The relevant bit of code is:
Code: Select all
# toggle the VCOM bit
self._buf[0] = _SHARPMEM_BIT_WRITECMD
if self._vcom:
self._buf[0] |= _SHARPMEM_BIT_VCOM
self._vcom = not self._vcom
self._spi.write(self._buf)
slice_from = 0
line_len = self.width // 8
for line in range(self.height):
self._buf[0] = reverse_bit(line + 1)
self._spi.write(self._buf)
self._spi.write(memoryview(self.buffer[slice_from : slice_from + line_len]))
slice_from += line_len
self._buf[0] = 0
self._spi.write(self._buf)
self._spi.write(self._buf) # we send one last 0 byte
self._scs_pin.value = False
self._spi.unlock()
One thing to note here is that there a bunch of short SPI writes, instead of one big one. On a microcontroller, I expect this would be fine. However, on the Raspberry Pi, I suspect that the linux scheduler is limiting how fast we can send data to the SPI hardware. Taking a look at the SPI bus, we can see that there is a ~1ms gap between each SPI transaction.
(Labels 1, 2, and 3 correspond to the setup byte, 1st address byte, and the first line data)

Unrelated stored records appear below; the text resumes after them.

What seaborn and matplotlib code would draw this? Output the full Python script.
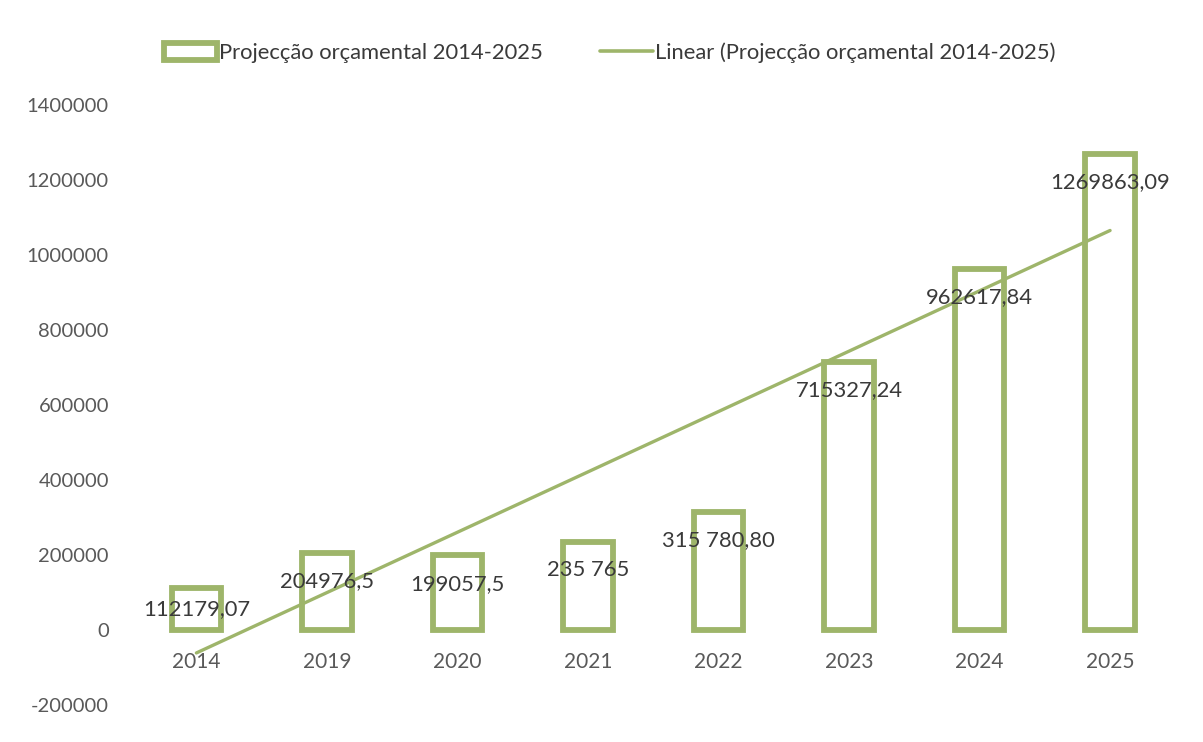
import numpy as np
import matplotlib
matplotlib.use("Agg")
import matplotlib.pyplot as plt
from matplotlib.patches import Patch
from matplotlib.lines import Line2D
from matplotlib.ticker import FuncFormatter
import seaborn as sns

# Dados
anos = ["2014", "2019", "2020", "2021", "2022", "2023", "2024", "2025"]
valores = [112179.07, 204976.5, 199057.5, 235765, 315780.80, 715327.24, 962617.84, 1269863.09]
rotulos = ["112179,07", "204976,5", "199057,5", "235 765", "315 780,80",
           "715327,24", "962617,84", "1269863,09"]
serie = "Projecção orçamental 2014-2025"
tendencia = "Linear (Projecção orçamental 2014-2025)"

verde = "#9EB56A"
cinza = "#595959"

sns.set_theme(style="white")
plt.rcParams["font.family"] = ["Lato", "DejaVu Sans"]

fig = plt.figure(figsize=(12.03, 7.42), dpi=100)
ax = fig.add_axes([0.109, 0.05, 0.868, 0.8085])

sns.barplot(x=anos, y=valores, fill=False, color=verde, linewidth=4.2,
            width=0.38, ax=ax)

# linha de tendência linear
sns.regplot(x=np.arange(len(anos)), y=np.array(valores), scatter=False, ci=None,
            truncate=True, color=verde, line_kws={"linewidth": 2.4}, ax=ax)

# rótulos dentro das barras
for i, (v, r) in enumerate(zip(valores, rotulos)):
    y = max(v - 76000, v / 2)
    ax.text(i, y, r, ha="center", va="center", fontsize=15.8, color="#3a3a3a")

ax.set_ylim(-200000, 1400000)
ax.set_xlim(-0.5, len(anos) - 0.5)
ax.set_yticks(np.arange(-200000, 1400001, 200000))
ax.yaxis.set_major_formatter(FuncFormatter(lambda v, p: f"{v:.0f}"))
ax.spines["bottom"].set_position(("data", 0))
for s in ax.spines.values():
    s.set_visible(False)
ax.tick_params(axis="both", length=0, labelsize=14.5, labelcolor=cinza)
ax.tick_params(axis="x", pad=16, labelsize=15)
ax.tick_params(axis="y", pad=16)
ax.set_xlabel("")
ax.set_ylabel("")
ax.grid(False)

handles = [Patch(facecolor="white", edgecolor=verde, linewidth=4.2, label=serie),
           Line2D([0], [0], color=verde, linewidth=2.6, label=tendencia)]
fig.legend(handles=handles, loc="center", bbox_to_anchor=(0.507, 0.929), ncol=2,
           frameon=False, fontsize=15.8, handlelength=2.4, handleheight=0.8,
           handletextpad=0.1, columnspacing=2.6, labelcolor="#3a3a3a")

fig.savefig("out.png", dpi=100, facecolor="white")
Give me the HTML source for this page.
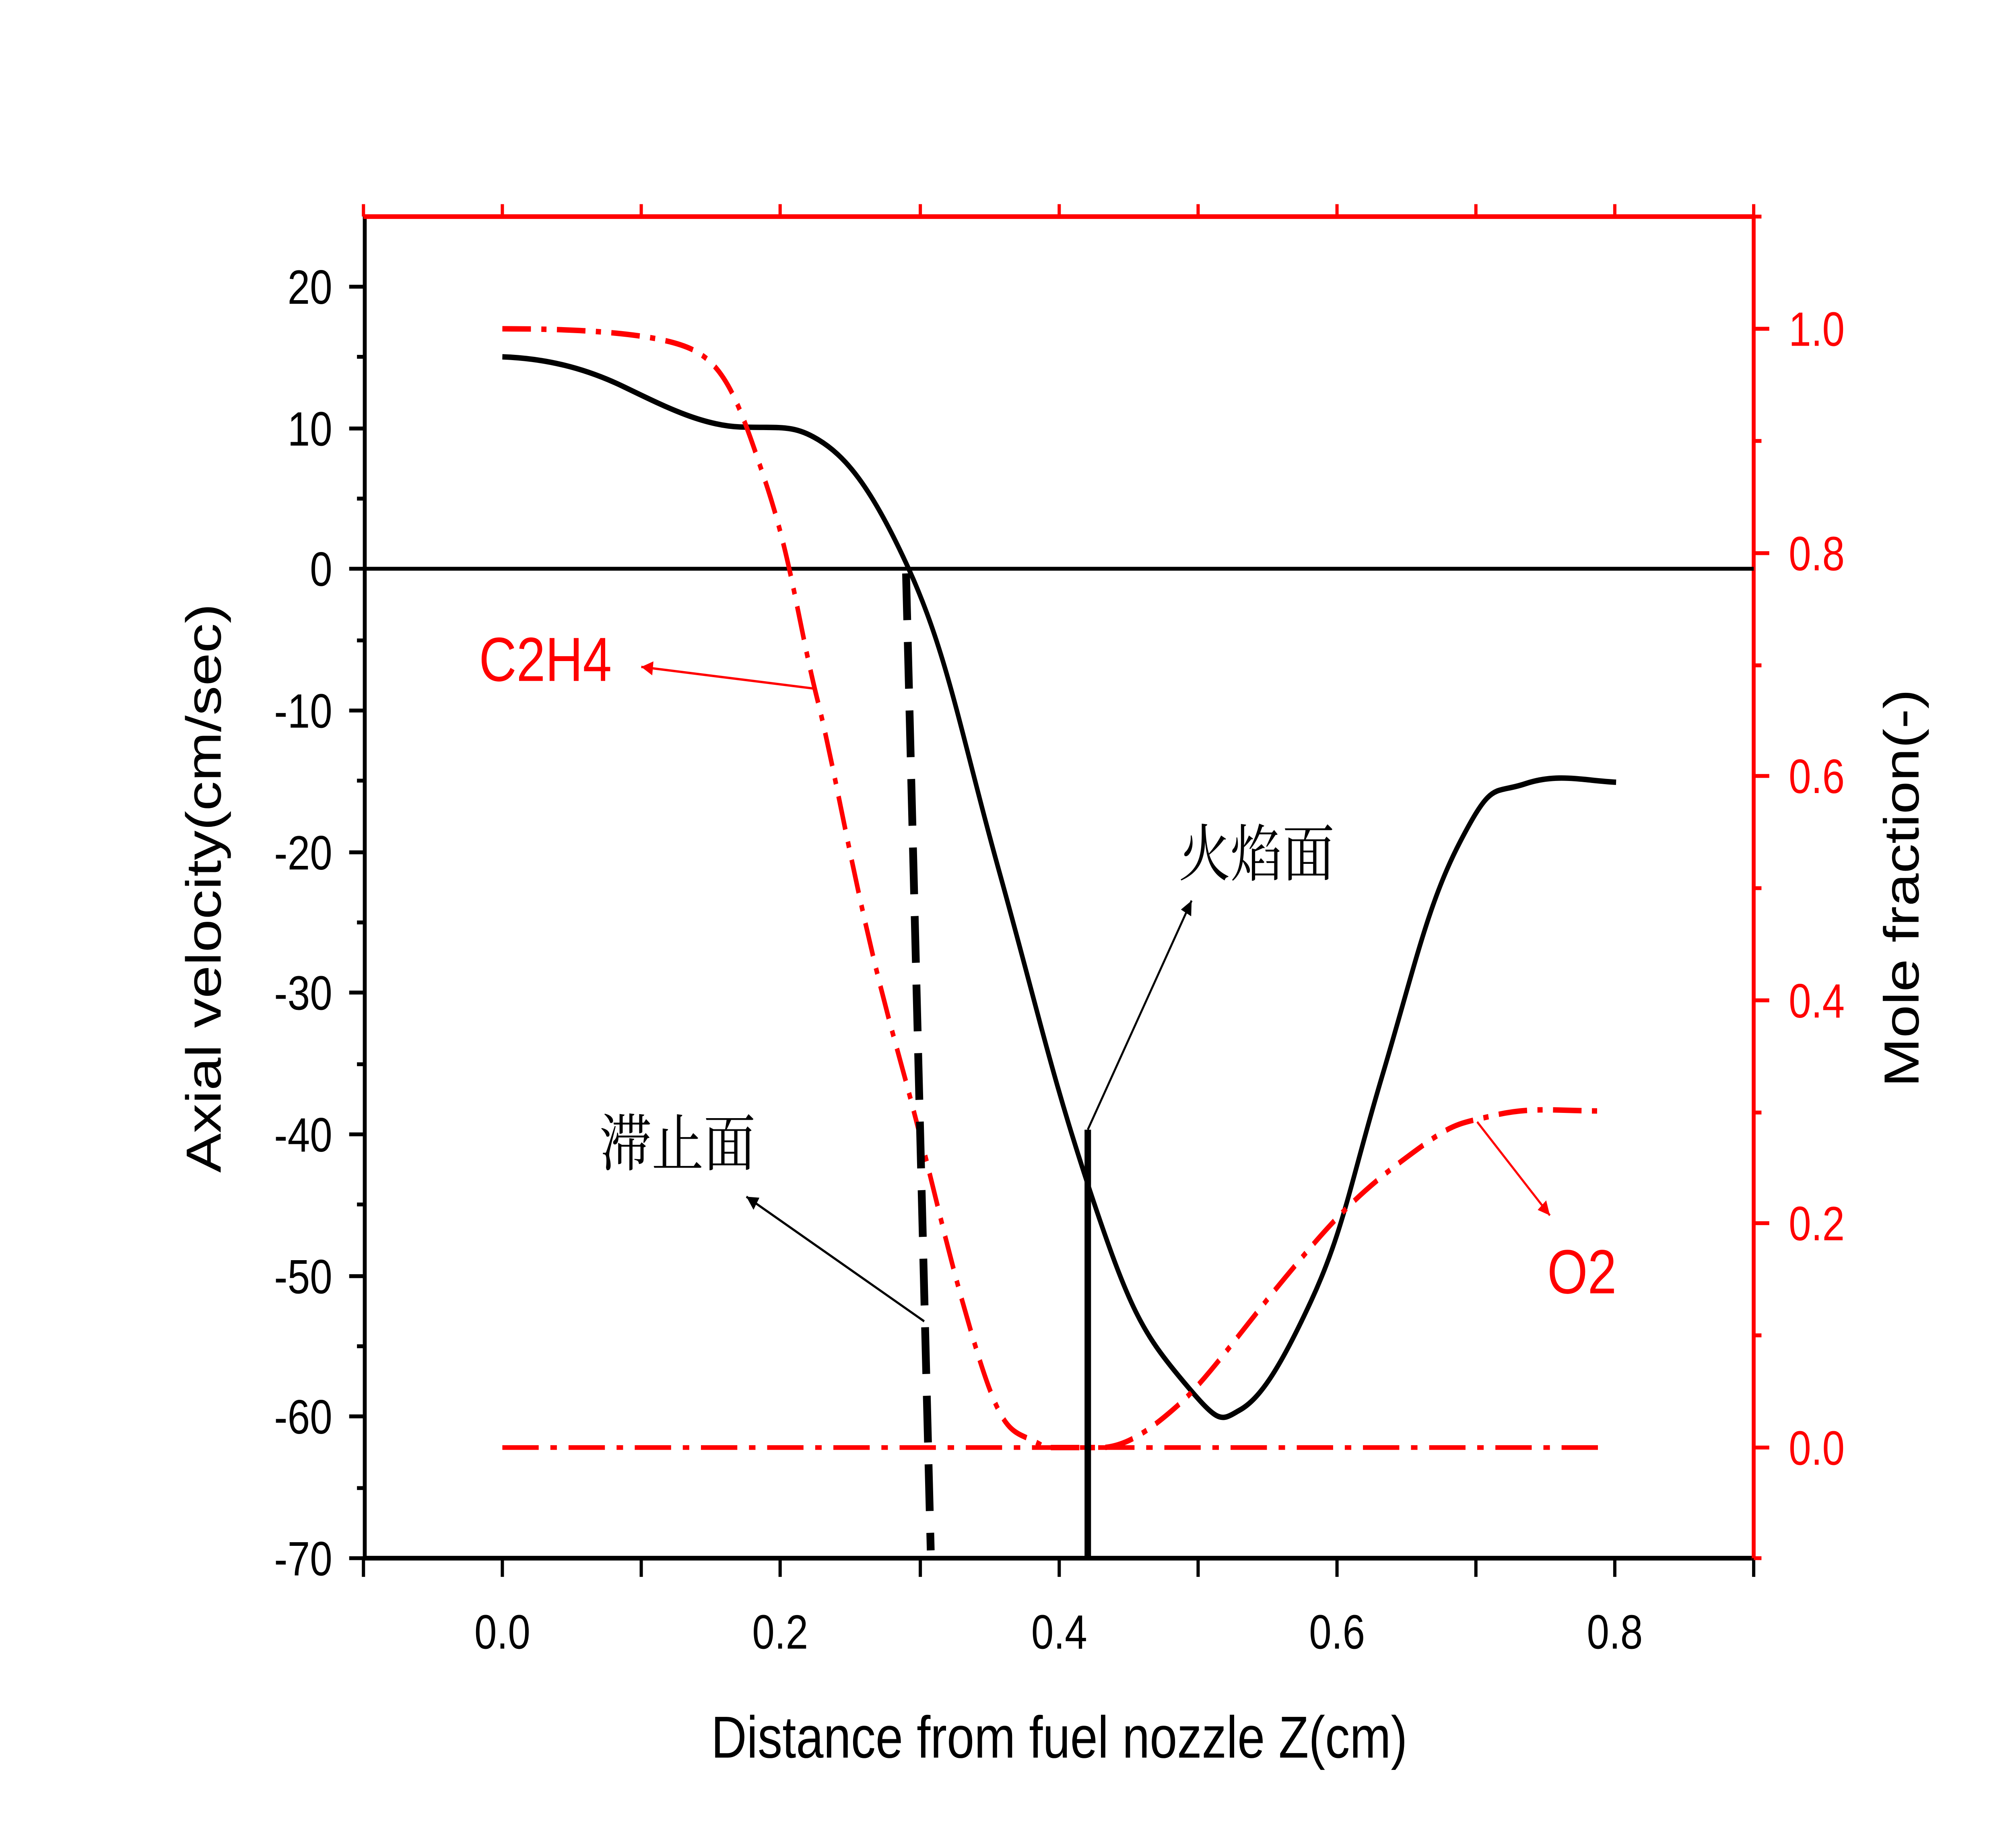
<!DOCTYPE html>
<html><head><meta charset="utf-8"><style>html,body{margin:0;padding:0;background:#fff;width:100%;height:100%;overflow:hidden}svg{display:block;position:fixed;left:0;top:0;width:100vw;height:100vh}</style></head>
<body>
<svg viewBox="0 0 1550 1186" preserveAspectRatio="none" xmlns="http://www.w3.org/2000/svg" font-family="Liberation Sans, sans-serif">
<rect width="1550" height="1186" fill="#fff"/>
<line x1="281" y1="139" x2="281" y2="1001" stroke="#000" stroke-width="3"/>
<line x1="280" y1="1000" x2="1352" y2="1000" stroke="#000" stroke-width="3"/>
<line x1="280" y1="139" x2="1352" y2="139" stroke="#f00" stroke-width="3"/>
<line x1="1351" y1="139" x2="1351" y2="1001" stroke="#f00" stroke-width="3"/>
<g stroke="#000" stroke-width="2.5">
<path d="M281 184h-12M281 275h-12M281 365h-12M281 456h-12M281 547h-12M281 637h-12M281 728h-12M281 819h-12M281 909h-12M281 1000h-12"/>
<path d="M281 229h-6M281 320h-6M281 411h-6M281 501h-6M281 592h-6M281 683h-6M281 773h-6M281 864h-6M281 955h-6"/>
<path d="M280 1000v12M387 1000v12M494 1000v12M601 1000v12M709 1000v12M816 1000v12M923 1000v12M1030 1000v12M1137 1000v12M1244 1000v12M1351 1000v12"/>
</g>
<g stroke="#f00" stroke-width="2.5">
<path d="M280 139v-8M387 139v-8M494 139v-8M601 139v-8M709 139v-8M816 139v-8M923 139v-8M1030 139v-8M1137 139v-8M1244 139v-8M1351 139v-8"/>
<path d="M1351 211h12M1351 355h12M1351 498h12M1351 642h12M1351 785h12M1351 929h12"/>
<path d="M1351 139h6M1351 283h6M1351 427h6M1351 570h6M1351 714h6M1351 857h6M1351 1000h6"/>
</g>
<g font-size="31" text-anchor="end" fill="#000">
<text x="256" y="195">20</text><text x="256" y="286">10</text><text x="256" y="376">0</text>
<text x="256" y="467">-10</text><text x="256" y="558">-20</text><text x="256" y="648">-30</text>
<text x="256" y="739">-40</text><text x="256" y="830">-50</text><text x="256" y="920">-60</text><text x="256" y="1011">-70</text>
</g>
<g font-size="31" fill="#f00">
<text x="1378" y="222">1.0</text><text x="1378" y="366">0.8</text><text x="1378" y="509">0.6</text>
<text x="1378" y="653">0.4</text><text x="1378" y="796">0.2</text><text x="1378" y="940">0.0</text>
</g>
<g font-size="31" text-anchor="middle" fill="#000">
<text x="387" y="1058">0.0</text><text x="601" y="1058">0.2</text><text x="816" y="1058">0.4</text>
<text x="1030" y="1058">0.6</text><text x="1244" y="1058">0.8</text>
</g>
<text x="816" y="1128" font-size="38" text-anchor="middle">Distance from fuel nozzle Z(cm)</text>
<text transform="translate(170,570) rotate(-90)" font-size="38" text-anchor="middle">Axial velocity(cm/sec)</text>
<text transform="translate(1478,570) rotate(-90)" font-size="38" text-anchor="middle">Mole fraction(-)</text>
<line x1="281" y1="365" x2="1351" y2="365" stroke="#000" stroke-width="2.5"/>
<path d="M387 229 C420 230 450 236 480 248 S540 273 570 274 S610 272 630 282 S670 310 700 365 S740 470 770 560 S810 690 840 765 S880 855 910 885 S940 912 955 905 S985 880 1010 835 S1040 760 1065 690 S1100 580 1125 540 S1150 510 1175 503 S1220 501 1245 502" fill="none" stroke="#000" stroke-width="3.5"/>
<path d="M387 211 C450 211 510 214 535 225 S570 260 590 310 S615 400 630 450 S660 580 690 670 S725 790 750 860 S780 915 805 929 L850 929 C870 928 890 915 910 900 S960 850 990 820 S1040 770 1080 745 S1120 722 1150 716 S1200 713 1235 713" fill="none" stroke="#f00" stroke-width="3.5" stroke-dasharray="22,8,4,8"/>
<line x1="387" y1="929" x2="1235" y2="929" stroke="#f00" stroke-width="3" stroke-dasharray="28,9,5,9"/>
<line x1="698" y1="368" x2="717" y2="995" stroke="#000" stroke-width="6" stroke-dasharray="30,14"/>
<line x1="838" y1="725" x2="838" y2="1000" stroke="#000" stroke-width="5"/>
<defs>
<marker id="ar" viewBox="0 0 10 10" refX="10" refY="5" markerWidth="9" markerHeight="9" orient="auto" markerUnits="userSpaceOnUse"><path d="M0 0L10 5L0 10z" fill="#f00"/></marker>
<marker id="ab" viewBox="0 0 10 10" refX="10" refY="5" markerWidth="9" markerHeight="9" orient="auto" markerUnits="userSpaceOnUse"><path d="M0 0L10 5L0 10z" fill="#000"/></marker>
</defs>
<line x1="628" y1="442" x2="494" y2="428" stroke="#f00" stroke-width="1.5" marker-end="url(#ar)"/>
<line x1="1138" y1="720" x2="1194" y2="780" stroke="#f00" stroke-width="1.5" marker-end="url(#ar)"/>
<line x1="838" y1="725" x2="918" y2="578" stroke="#000" stroke-width="1.5" marker-end="url(#ab)"/>
<line x1="712" y1="848" x2="575" y2="768" stroke="#000" stroke-width="1.5" marker-end="url(#ab)"/>
<text x="369" y="437" font-size="40" fill="#f00">C2H4</text>
<text x="1192" y="830" font-size="40" fill="#f00">O2</text>
<text x="908" y="562" font-size="40" font-family="Noto Serif CJK SC, serif">火焰面</text>
<text x="462" y="748" font-size="40" font-family="Noto Serif CJK SC, serif">滞止面</text>
</svg>
</body></html>
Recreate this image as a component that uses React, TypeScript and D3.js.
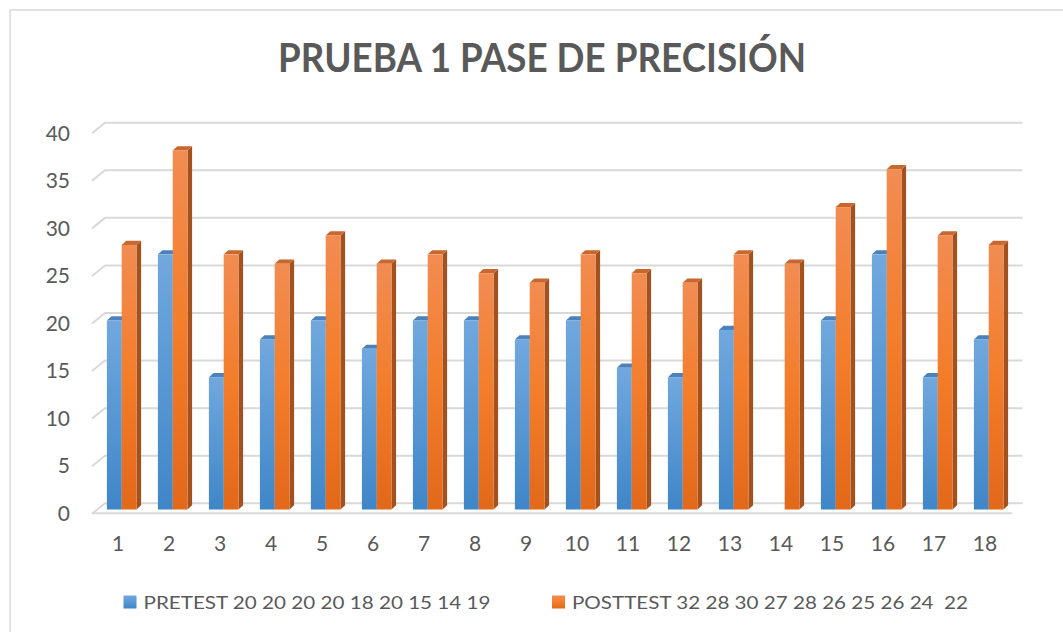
import React from "react";
import * as d3 from "d3";

const categories = ["1","2","3","4","5","6","7","8","9","10","11","12","13","14","15","16","17","18"];
const pretest = [20, 27, 14, 18, 20, 17, 20, 20, 18, 20, 15, 14, 19, 0, 20, 27, 14, 18];
const posttest = [28, 38, 27, 26, 29, 26, 27, 25, 24, 27, 25, 24, 27, 26, 32, 36, 29, 28];
const yTicks = [0, 5, 10, 15, 20, 25, 30, 35, 40];
const title = "PRUEBA 1 PASE DE PRECISIÓN";
const legendLabels = ["PRETEST 20 20 20 20 18 20 15 14 19", "POSTTEST 32 28 30 27 28 26 25 26 24  22"];

const W = 1063, H = 632;
const FONT = "Lato, 'Open Sans', sans-serif";
const TXT = "#595959";

export default function App() {
  const x = d3.scaleBand<string>().domain(categories).range([92.5, 1010.5]).padding(0);
  const yBack = d3.scaleLinear().domain([0, 40]).range([503.3, 122.7]);
  const yBar = d3.scaleLinear().domain([0, 40]).range([509.5, 131.5]);
  const yLabel = d3.scaleLinear().domain([0, 40]).range([513, 133]);
  const wallDx = 13, wallDy = 10.5;
  const barW = 14.8, depthX = 4.6, depthY = 4.2, groupOff = 14.4;

  const series = [
    { values: pretest, grad: "gBlue", side: "#3a6d9f", top: "#4a82bb" },
    { values: posttest, grad: "gOrange", side: "#a3511f", top: "#c8672e" },
  ];

  const bars: JSX.Element[] = [];
  categories.forEach((c, i) => {
    series.forEach((s, k) => {
      const v = s.values[i];
      if (!(v > 0)) return;
      const x0 = (x(c) as number) + groupOff + k * barW;
      const x1 = x0 + barW;
      const yt = yBar(v);
      const yb = yBar(0);
      bars.push(
        <g key={`${c}-${k}`}>
          <polygon
            points={`${x1},${yt} ${x1 + depthX},${yt - depthY} ${x1 + depthX},${yb - depthY} ${x1},${yb}`}
            fill={s.side}
          />
          <polygon
            points={`${x0},${yt} ${x0 + depthX},${yt - depthY} ${x1 + depthX},${yt - depthY} ${x1},${yt}`}
            fill={s.top}
          />
          <rect x={x0} y={yt} width={barW} height={yb - yt} fill={`url(#${s.grad})`} />
        </g>
      );
    });
  });

  const gridLeft = 105, gridRight = 1022.5;

  return (
    <svg width={W} height={H} style={{ position: "absolute", left: 0, top: 0, display: "block" }}
      fontFamily={FONT}>
      <defs>
        <linearGradient id="gBlue" x1="0" y1="0" x2="0" y2="1">
          <stop offset="0" stopColor="#71a8de" />
          <stop offset="1" stopColor="#3f86c8" />
        </linearGradient>
        <linearGradient id="gOrange" x1="0" y1="0" x2="0" y2="1">
          <stop offset="0" stopColor="#f28c52" />
          <stop offset="0.5" stopColor="#f37d2a" />
          <stop offset="1" stopColor="#e2681a" />
        </linearGradient>
      </defs>
      <rect x={0} y={0} width={W} height={H} fill="#ffffff" />
      <rect x={10} y={10} width={W + 50} height={H + 50} fill="#ffffff" stroke="#d9d9d9" strokeWidth={1.5} />

      <text x={542} y={72} textAnchor="middle" fontSize={41} fontWeight="bold" fill={TXT}
        textLength={528} lengthAdjust="spacingAndGlyphs">{title}</text>

      {/* back wall gridlines */}
      <g stroke="#d9d9d9" strokeWidth={2} fill="none">
        {yTicks.map((t) => (
          <polyline key={t}
            points={`${gridLeft - wallDx},${yBack(t) + wallDy} ${gridLeft},${yBack(t)} ${gridRight},${yBack(t)}`} />
        ))}
        <line x1={gridLeft - wallDx} y1={yBack(0) + wallDy - 0.5} x2={1012} y2={yBack(0) + wallDy - 0.5} />
      </g>

      {/* y-axis labels */}
      <g fontSize={21} fill={TXT} textAnchor="end">
        {yTicks.map((t) => (
          <text key={t} x={70} y={yLabel(t)} dy="0.36em">{t}</text>
        ))}
      </g>

      {bars}

      {/* category labels */}
      <g fontSize={21} fill={TXT} textAnchor="middle">
        {categories.map((c) => (
          <text key={c} x={(x(c) as number) + x.bandwidth() / 2} y={551}>{c}</text>
        ))}
      </g>

      {/* legend */}
      <rect x={123.5} y={595.5} width={13} height={13} fill="url(#gBlue)" />
      <text x={143.5} y={608.5} fontSize={18} fill={TXT} textLength={347} lengthAdjust="spacingAndGlyphs">{legendLabels[0]}</text>
      <rect x={552} y={595.5} width={13} height={13} fill="url(#gOrange)" />
      <text x={572} y={608.5} fontSize={18} fill={TXT} textLength={396} lengthAdjust="spacingAndGlyphs" style={{ whiteSpace: "pre" }}>{legendLabels[1]}</text>
    </svg>
  );
}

This gap is roughly constant no matter how long the SPI transaction is. For the above code, there are ~240*3+2=722 SPI send calls. if each of those takes ~1ms to complete, that will be ~.75 sec, which lines up with what I was seeing. To fix this, I combined all the frame data to send into a single bytearray. I then sent all this at once in a single transaction. The code to combine the data and genreate the bytearray is above, the send code is pretty simple. I modified the send function as below, using globals so that I don't have to mess with classes.
Code: Select all
def SendFrame():
global spi
global scs
global vcom
BaudRate = 2000000
# CS pin is inverted so we have to do this all by hand
while not spi.try_lock():
pass
spi.configure(baudrate=BaudRate)
scs.value = True
# toggle the VCOM bit
CommandByte = _SHARPMEM_BIT_WRITECMD
if vcom:
CommandByte |= _SHARPMEM_BIT_VCOM
vcom = not vcom
DisplayBuffer[0] = CommandByte
spi.write(DisplayBuffer)
scs.value = False
spi.unlock()
I did not benchmark this code, but the display update appears to happen instantly, which is good enough for what I need.